Transcribe the full listing exactly, and drop every picture.

* * * * * * * * *

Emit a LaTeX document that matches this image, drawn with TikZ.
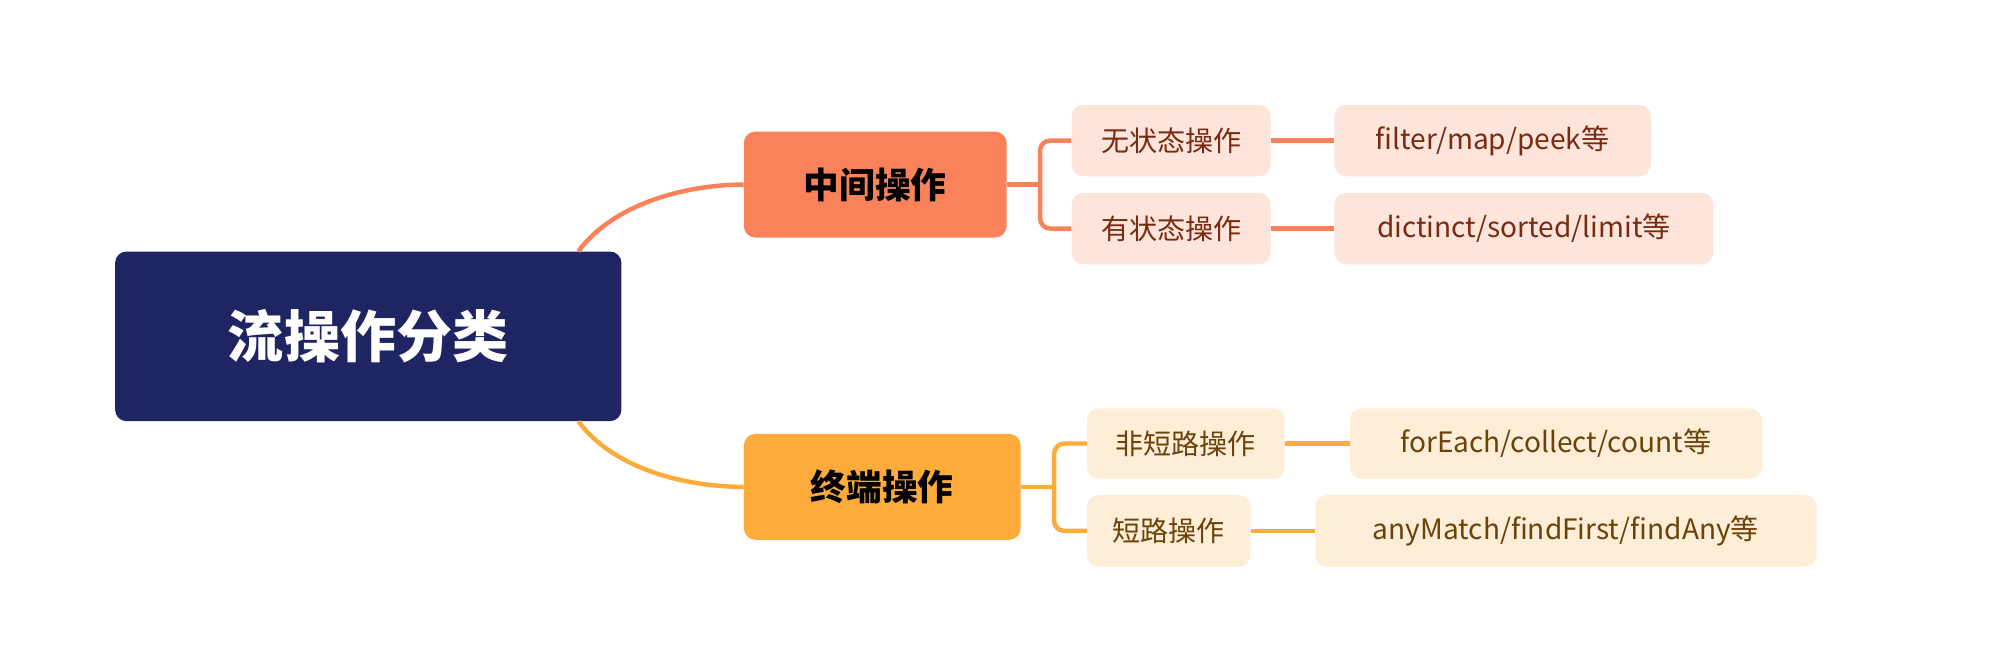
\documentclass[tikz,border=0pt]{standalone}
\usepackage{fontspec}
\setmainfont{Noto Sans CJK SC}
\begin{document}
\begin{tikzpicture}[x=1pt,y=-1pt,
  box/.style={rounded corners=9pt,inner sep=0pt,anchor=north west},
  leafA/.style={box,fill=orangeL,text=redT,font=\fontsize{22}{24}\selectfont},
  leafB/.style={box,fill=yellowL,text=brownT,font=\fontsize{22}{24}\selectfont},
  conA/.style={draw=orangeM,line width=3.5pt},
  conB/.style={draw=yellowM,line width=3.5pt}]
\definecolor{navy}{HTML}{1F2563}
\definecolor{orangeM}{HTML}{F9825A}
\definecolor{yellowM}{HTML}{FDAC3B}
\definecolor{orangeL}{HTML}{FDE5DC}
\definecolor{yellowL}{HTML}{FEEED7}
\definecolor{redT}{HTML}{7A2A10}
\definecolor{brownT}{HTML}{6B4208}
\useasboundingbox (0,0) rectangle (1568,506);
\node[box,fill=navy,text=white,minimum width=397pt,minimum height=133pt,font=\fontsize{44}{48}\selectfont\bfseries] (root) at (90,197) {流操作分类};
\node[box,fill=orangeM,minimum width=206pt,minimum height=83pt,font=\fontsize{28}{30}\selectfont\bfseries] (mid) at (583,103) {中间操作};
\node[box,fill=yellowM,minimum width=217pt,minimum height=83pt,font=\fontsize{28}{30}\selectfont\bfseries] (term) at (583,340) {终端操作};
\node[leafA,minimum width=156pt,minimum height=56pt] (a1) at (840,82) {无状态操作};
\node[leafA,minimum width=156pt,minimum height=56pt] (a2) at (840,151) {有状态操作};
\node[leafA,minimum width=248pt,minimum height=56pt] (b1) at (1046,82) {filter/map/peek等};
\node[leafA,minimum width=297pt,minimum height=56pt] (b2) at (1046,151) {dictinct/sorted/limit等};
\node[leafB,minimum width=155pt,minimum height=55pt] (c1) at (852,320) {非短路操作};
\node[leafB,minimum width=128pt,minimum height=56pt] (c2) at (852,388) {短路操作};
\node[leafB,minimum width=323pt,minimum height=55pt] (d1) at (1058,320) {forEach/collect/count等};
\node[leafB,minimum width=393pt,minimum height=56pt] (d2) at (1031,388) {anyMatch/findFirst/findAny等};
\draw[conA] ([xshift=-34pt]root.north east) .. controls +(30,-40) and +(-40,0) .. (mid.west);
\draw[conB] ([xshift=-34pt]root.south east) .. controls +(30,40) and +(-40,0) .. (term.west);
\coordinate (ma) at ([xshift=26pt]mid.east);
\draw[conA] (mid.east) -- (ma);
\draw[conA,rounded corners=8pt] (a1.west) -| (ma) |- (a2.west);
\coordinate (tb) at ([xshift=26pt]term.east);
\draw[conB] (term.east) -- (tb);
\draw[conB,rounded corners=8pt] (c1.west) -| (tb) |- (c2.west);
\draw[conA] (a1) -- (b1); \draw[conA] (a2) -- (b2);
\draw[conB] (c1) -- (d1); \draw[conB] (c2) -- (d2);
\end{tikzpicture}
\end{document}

* * * * * * * * *

→ **The answer**
Emit a LaTeX document that matches this image, drawn with TikZ.
\documentclass[tikz,border=0pt]{standalone}
\usepackage{fontspec}
\setmainfont{Noto Sans CJK SC}
\begin{document}
\begin{tikzpicture}[x=1pt,y=-1pt,
  box/.style={rounded corners=9pt,inner sep=0pt,anchor=north west},
  leafA/.style={box,fill=orangeL,text=redT,font=\fontsize{22}{24}\selectfont},
  leafB/.style={box,fill=yellowL,text=brownT,font=\fontsize{22}{24}\selectfont},
  conA/.style={draw=orangeM,line width=3.5pt},
  conB/.style={draw=yellowM,line width=3.5pt}]
\definecolor{navy}{HTML}{1F2563}
\definecolor{orangeM}{HTML}{F9825A}
\definecolor{yellowM}{HTML}{FDAC3B}
\definecolor{orangeL}{HTML}{FDE5DC}
\definecolor{yellowL}{HTML}{FEEED7}
\definecolor{redT}{HTML}{7A2A10}
\definecolor{brownT}{HTML}{6B4208}
\useasboundingbox (0,0) rectangle (1568,506);
\node[box,fill=navy,text=white,minimum width=397pt,minimum height=133pt,font=\fontsize{44}{48}\selectfont\bfseries] (root) at (90,197) {流操作分类};
\node[box,fill=orangeM,minimum width=206pt,minimum height=83pt,font=\fontsize{28}{30}\selectfont\bfseries] (mid) at (583,103) {中间操作};
\node[box,fill=yellowM,minimum width=217pt,minimum height=83pt,font=\fontsize{28}{30}\selectfont\bfseries] (term) at (583,340) {终端操作};
\node[leafA,minimum width=156pt,minimum height=56pt] (a1) at (840,82) {无状态操作};
\node[leafA,minimum width=156pt,minimum height=56pt] (a2) at (840,151) {有状态操作};
\node[leafA,minimum width=248pt,minimum height=56pt] (b1) at (1046,82) {filter/map/peek等};
\node[leafA,minimum width=297pt,minimum height=56pt] (b2) at (1046,151) {dictinct/sorted/limit等};
\node[leafB,minimum width=155pt,minimum height=55pt] (c1) at (852,320) {非短路操作};
\node[leafB,minimum width=128pt,minimum height=56pt] (c2) at (852,388) {短路操作};
\node[leafB,minimum width=323pt,minimum height=55pt] (d1) at (1058,320) {forEach/collect/count等};
\node[leafB,minimum width=393pt,minimum height=56pt] (d2) at (1031,388) {anyMatch/findFirst/findAny等};
\draw[conA] ([xshift=-34pt]root.north east) .. controls +(30,-40) and +(-40,0) .. (mid.west);
\draw[conB] ([xshift=-34pt]root.south east) .. controls +(30,40) and +(-40,0) .. (term.west);
\coordinate (ma) at ([xshift=26pt]mid.east);
\draw[conA] (mid.east) -- (ma);
\draw[conA,rounded corners=8pt] (a1.west) -| (ma) |- (a2.west);
\coordinate (tb) at ([xshift=26pt]term.east);
\draw[conB] (term.east) -- (tb);
\draw[conB,rounded corners=8pt] (c1.west) -| (tb) |- (c2.west);
\draw[conA] (a1) -- (b1); \draw[conA] (a2) -- (b2);
\draw[conB] (c1) -- (d1); \draw[conB] (c2) -- (d2);
\end{tikzpicture}
\end{document}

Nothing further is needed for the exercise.